Records with drawing code

■ ■ ■

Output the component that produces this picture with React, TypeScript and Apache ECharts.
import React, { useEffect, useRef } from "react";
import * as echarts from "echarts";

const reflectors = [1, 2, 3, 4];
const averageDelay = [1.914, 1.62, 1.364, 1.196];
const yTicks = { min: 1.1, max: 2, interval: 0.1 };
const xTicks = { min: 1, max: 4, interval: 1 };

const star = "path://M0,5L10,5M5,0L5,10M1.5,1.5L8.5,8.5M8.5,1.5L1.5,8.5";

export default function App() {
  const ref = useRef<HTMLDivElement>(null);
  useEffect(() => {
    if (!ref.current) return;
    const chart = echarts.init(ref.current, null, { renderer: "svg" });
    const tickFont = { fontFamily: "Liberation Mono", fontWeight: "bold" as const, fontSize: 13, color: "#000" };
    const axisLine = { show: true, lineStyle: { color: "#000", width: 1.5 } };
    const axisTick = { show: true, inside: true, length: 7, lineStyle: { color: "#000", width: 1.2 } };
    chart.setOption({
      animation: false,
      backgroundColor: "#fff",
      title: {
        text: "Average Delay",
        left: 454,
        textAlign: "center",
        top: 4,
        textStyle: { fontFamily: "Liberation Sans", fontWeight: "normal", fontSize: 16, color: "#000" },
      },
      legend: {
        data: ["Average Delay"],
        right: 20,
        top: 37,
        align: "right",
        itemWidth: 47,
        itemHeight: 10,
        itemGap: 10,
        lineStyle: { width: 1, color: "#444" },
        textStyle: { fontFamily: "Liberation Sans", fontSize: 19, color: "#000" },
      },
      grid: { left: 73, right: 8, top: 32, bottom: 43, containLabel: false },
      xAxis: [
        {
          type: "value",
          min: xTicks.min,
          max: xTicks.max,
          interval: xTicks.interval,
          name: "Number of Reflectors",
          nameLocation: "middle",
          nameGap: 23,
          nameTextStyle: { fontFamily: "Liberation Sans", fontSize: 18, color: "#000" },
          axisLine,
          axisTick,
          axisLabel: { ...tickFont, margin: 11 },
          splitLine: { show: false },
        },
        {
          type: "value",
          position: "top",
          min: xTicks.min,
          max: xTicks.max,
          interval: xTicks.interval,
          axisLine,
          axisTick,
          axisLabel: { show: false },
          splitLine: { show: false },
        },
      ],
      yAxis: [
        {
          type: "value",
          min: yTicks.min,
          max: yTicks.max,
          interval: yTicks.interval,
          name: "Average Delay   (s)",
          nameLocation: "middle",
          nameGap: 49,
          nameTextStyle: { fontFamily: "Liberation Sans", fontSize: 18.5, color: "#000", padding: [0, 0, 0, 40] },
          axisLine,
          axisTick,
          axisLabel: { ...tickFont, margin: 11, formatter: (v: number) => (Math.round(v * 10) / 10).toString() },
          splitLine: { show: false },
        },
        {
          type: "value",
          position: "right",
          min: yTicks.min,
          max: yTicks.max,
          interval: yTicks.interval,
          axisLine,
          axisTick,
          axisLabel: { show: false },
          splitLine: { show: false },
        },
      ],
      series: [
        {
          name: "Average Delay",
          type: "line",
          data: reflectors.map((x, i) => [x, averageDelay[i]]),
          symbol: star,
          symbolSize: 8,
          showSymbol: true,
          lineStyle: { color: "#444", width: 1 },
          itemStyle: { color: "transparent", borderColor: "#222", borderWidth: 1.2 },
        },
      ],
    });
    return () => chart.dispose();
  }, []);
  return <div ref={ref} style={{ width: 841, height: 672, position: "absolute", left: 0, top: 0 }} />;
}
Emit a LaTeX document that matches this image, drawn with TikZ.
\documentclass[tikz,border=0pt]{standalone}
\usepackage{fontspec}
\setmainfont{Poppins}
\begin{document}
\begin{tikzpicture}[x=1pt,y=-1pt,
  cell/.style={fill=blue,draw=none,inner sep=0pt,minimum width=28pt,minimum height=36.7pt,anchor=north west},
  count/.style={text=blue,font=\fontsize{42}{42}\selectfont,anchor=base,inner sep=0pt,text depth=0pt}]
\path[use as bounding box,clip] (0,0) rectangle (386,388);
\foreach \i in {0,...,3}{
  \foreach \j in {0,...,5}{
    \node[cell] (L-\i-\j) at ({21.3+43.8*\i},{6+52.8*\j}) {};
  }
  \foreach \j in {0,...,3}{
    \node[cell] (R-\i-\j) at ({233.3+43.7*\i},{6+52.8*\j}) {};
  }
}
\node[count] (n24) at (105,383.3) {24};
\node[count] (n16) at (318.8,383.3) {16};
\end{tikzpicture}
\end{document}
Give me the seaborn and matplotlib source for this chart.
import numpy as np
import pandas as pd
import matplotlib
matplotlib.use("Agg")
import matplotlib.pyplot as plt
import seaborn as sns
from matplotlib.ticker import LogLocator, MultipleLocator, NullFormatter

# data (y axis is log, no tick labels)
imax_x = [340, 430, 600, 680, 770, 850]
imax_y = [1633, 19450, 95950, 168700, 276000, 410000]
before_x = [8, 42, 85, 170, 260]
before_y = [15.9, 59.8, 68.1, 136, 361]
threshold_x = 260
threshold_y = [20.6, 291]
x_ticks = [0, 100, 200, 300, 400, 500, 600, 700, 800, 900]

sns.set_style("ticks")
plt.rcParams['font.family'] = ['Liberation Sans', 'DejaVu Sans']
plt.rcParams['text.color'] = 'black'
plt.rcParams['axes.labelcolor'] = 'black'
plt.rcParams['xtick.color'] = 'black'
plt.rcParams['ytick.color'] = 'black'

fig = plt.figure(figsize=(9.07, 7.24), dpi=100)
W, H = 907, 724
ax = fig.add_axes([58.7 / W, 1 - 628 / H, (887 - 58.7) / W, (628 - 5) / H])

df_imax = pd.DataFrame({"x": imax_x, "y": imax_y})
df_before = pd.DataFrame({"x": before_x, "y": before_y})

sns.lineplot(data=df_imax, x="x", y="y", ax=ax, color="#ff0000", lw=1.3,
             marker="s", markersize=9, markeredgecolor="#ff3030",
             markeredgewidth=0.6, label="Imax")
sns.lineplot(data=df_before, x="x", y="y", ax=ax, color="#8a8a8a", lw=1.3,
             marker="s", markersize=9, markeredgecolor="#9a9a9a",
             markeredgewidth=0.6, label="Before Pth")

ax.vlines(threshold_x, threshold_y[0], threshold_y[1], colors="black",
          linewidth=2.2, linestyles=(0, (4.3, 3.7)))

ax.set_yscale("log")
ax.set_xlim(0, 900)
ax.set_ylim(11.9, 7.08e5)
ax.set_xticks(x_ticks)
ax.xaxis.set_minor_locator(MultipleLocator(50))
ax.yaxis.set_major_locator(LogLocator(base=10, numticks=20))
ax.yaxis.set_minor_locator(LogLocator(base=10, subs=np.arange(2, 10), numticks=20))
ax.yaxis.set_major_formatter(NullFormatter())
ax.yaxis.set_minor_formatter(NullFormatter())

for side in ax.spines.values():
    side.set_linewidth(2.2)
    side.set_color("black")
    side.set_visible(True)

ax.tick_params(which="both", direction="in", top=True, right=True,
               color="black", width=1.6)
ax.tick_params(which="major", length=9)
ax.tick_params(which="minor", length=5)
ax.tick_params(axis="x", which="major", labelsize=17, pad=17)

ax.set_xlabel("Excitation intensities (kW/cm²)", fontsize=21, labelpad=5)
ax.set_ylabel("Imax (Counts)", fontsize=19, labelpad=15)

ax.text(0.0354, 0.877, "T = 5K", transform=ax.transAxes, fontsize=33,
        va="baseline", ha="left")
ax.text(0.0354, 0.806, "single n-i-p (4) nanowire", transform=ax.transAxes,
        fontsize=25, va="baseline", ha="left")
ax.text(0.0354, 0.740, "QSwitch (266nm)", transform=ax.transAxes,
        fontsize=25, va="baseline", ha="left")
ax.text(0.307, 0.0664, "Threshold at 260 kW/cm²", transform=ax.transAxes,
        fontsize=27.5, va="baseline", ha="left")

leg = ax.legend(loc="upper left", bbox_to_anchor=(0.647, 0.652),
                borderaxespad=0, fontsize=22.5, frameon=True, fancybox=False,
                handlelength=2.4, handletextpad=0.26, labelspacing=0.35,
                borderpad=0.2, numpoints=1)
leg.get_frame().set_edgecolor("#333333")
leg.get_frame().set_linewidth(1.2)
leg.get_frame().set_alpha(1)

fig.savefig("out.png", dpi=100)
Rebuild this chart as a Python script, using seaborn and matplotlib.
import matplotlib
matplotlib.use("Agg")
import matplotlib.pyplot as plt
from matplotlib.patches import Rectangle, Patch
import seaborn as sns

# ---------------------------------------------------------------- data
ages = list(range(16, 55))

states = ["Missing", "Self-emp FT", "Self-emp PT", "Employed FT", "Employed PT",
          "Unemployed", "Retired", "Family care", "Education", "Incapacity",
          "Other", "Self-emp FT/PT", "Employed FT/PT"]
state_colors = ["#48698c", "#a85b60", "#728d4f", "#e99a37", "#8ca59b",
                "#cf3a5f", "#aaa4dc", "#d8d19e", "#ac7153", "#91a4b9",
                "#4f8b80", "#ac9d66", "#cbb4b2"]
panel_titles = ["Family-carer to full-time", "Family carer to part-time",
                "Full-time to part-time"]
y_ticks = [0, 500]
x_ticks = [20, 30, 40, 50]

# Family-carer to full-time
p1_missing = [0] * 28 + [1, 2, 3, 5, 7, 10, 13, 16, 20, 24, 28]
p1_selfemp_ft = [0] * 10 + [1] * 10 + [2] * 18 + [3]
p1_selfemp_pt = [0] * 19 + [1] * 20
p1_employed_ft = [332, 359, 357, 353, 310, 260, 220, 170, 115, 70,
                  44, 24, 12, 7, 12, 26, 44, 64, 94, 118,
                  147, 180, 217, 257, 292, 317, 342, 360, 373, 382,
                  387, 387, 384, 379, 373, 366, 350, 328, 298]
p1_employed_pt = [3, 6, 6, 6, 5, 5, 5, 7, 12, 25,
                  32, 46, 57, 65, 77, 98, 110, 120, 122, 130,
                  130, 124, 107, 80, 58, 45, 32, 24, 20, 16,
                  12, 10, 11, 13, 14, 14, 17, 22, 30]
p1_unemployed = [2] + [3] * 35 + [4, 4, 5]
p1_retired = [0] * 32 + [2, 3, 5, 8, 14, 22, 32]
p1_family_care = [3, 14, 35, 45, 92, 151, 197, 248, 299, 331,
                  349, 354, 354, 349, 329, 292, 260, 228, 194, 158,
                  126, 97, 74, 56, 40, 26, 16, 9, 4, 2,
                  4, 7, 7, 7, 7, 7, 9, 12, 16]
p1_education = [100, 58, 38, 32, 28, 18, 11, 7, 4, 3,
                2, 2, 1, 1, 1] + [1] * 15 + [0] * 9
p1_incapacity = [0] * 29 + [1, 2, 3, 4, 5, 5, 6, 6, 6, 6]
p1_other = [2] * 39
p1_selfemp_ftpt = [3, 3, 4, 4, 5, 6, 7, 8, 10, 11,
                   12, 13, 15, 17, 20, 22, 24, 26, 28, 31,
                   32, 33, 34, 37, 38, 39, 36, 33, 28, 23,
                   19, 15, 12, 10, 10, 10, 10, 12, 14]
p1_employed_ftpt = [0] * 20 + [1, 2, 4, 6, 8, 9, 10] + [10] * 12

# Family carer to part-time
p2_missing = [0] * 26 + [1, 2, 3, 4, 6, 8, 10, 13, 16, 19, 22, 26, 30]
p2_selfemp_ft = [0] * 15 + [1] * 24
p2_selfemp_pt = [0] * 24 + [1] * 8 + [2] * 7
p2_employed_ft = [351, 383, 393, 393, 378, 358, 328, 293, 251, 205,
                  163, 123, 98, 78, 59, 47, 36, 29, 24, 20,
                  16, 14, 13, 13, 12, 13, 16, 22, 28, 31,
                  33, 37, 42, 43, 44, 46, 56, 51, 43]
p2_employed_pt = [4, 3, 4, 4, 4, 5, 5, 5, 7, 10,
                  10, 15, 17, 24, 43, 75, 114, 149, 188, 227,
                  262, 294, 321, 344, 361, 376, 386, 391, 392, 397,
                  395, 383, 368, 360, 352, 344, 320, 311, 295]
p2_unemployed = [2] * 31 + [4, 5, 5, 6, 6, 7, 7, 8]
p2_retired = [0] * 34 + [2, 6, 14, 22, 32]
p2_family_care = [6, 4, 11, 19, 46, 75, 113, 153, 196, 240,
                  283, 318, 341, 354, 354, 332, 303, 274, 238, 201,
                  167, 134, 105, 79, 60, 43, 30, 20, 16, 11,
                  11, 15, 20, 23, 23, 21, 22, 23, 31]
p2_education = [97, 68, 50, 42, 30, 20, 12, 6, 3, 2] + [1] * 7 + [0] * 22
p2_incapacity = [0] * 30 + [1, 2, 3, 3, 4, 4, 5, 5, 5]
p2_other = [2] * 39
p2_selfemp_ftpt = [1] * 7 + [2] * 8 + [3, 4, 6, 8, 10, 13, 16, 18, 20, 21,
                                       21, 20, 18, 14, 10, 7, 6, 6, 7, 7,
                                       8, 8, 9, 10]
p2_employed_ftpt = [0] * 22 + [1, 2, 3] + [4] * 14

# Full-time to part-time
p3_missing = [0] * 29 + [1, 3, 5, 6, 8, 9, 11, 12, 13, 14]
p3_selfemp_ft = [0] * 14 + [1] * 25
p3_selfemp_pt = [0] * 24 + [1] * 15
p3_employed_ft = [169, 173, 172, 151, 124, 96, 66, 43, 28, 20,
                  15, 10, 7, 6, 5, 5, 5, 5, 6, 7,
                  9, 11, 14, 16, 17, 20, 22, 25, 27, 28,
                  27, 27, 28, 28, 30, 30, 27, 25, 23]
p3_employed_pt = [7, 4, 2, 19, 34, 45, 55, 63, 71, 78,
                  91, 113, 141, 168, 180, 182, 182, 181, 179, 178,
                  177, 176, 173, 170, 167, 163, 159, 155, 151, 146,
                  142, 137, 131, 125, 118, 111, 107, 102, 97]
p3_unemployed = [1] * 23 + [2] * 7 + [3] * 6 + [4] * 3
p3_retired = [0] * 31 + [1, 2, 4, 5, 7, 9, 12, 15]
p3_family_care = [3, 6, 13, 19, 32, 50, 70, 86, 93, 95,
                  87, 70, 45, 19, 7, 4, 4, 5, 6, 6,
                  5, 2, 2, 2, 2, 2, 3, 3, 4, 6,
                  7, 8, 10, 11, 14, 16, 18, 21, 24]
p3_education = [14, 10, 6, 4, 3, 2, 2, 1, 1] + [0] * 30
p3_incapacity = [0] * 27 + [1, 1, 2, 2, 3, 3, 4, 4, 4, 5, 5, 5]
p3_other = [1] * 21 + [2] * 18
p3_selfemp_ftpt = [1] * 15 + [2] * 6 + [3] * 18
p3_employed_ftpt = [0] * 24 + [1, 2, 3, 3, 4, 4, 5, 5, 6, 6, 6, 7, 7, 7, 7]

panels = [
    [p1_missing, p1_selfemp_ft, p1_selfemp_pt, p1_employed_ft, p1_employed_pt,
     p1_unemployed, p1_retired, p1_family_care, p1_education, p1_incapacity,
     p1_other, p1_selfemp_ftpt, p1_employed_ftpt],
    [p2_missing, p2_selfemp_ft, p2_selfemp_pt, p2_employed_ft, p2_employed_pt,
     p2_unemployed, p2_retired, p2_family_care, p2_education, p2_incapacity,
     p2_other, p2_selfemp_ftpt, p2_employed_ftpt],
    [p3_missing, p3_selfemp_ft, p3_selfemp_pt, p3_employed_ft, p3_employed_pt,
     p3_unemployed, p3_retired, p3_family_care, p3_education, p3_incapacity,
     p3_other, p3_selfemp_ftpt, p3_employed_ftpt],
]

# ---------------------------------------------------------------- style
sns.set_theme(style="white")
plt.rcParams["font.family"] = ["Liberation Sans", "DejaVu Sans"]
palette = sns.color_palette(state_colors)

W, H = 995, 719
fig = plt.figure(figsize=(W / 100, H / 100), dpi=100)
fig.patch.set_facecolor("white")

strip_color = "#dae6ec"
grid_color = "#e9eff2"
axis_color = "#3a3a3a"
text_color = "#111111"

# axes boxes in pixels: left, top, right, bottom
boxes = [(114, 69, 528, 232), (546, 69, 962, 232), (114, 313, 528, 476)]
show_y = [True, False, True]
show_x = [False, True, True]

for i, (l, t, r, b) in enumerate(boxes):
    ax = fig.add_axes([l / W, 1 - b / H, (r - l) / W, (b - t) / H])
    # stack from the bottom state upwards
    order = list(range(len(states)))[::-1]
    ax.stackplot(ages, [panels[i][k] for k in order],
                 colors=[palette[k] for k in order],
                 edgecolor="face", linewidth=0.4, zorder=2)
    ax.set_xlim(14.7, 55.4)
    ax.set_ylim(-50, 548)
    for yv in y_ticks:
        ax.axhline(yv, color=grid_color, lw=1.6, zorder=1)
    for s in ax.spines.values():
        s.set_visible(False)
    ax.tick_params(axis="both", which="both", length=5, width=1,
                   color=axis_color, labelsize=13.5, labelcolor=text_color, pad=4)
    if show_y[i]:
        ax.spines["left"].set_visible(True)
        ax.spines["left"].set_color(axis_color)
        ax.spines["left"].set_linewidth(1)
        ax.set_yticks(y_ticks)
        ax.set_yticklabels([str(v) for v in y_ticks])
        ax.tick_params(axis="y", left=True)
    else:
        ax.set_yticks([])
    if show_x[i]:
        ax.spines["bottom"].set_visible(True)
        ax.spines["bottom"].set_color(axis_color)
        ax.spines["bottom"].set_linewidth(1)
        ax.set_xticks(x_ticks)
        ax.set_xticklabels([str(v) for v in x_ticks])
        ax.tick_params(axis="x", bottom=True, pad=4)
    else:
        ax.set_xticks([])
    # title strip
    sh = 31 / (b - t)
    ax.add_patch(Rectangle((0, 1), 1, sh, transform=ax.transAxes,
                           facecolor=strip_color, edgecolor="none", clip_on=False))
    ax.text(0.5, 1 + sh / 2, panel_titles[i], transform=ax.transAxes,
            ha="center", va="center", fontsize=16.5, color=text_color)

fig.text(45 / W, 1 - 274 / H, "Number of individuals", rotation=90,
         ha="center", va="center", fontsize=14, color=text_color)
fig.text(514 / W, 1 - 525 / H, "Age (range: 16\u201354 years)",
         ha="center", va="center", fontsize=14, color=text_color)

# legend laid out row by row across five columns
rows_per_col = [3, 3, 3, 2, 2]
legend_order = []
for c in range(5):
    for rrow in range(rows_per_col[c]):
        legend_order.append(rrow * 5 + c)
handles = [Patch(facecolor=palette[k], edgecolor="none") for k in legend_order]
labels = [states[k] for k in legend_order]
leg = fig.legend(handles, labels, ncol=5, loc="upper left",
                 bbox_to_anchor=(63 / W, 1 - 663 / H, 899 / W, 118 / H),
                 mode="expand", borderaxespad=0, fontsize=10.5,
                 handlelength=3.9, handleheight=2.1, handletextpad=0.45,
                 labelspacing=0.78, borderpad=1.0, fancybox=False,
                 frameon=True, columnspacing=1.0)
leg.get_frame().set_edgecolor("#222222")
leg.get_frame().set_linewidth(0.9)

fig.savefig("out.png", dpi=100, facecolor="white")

■ ■ ■

### Aim:
Reproduce, please, the lines of the material from its first line down to the line containing "import * as", keeping both ends and nothing beyond them.

### Solution for this exercise:
Output the component that produces this picture with React, TypeScript and Apache ECharts.
import React, { useEffect, useRef } from "react";
import * as echarts from "echarts";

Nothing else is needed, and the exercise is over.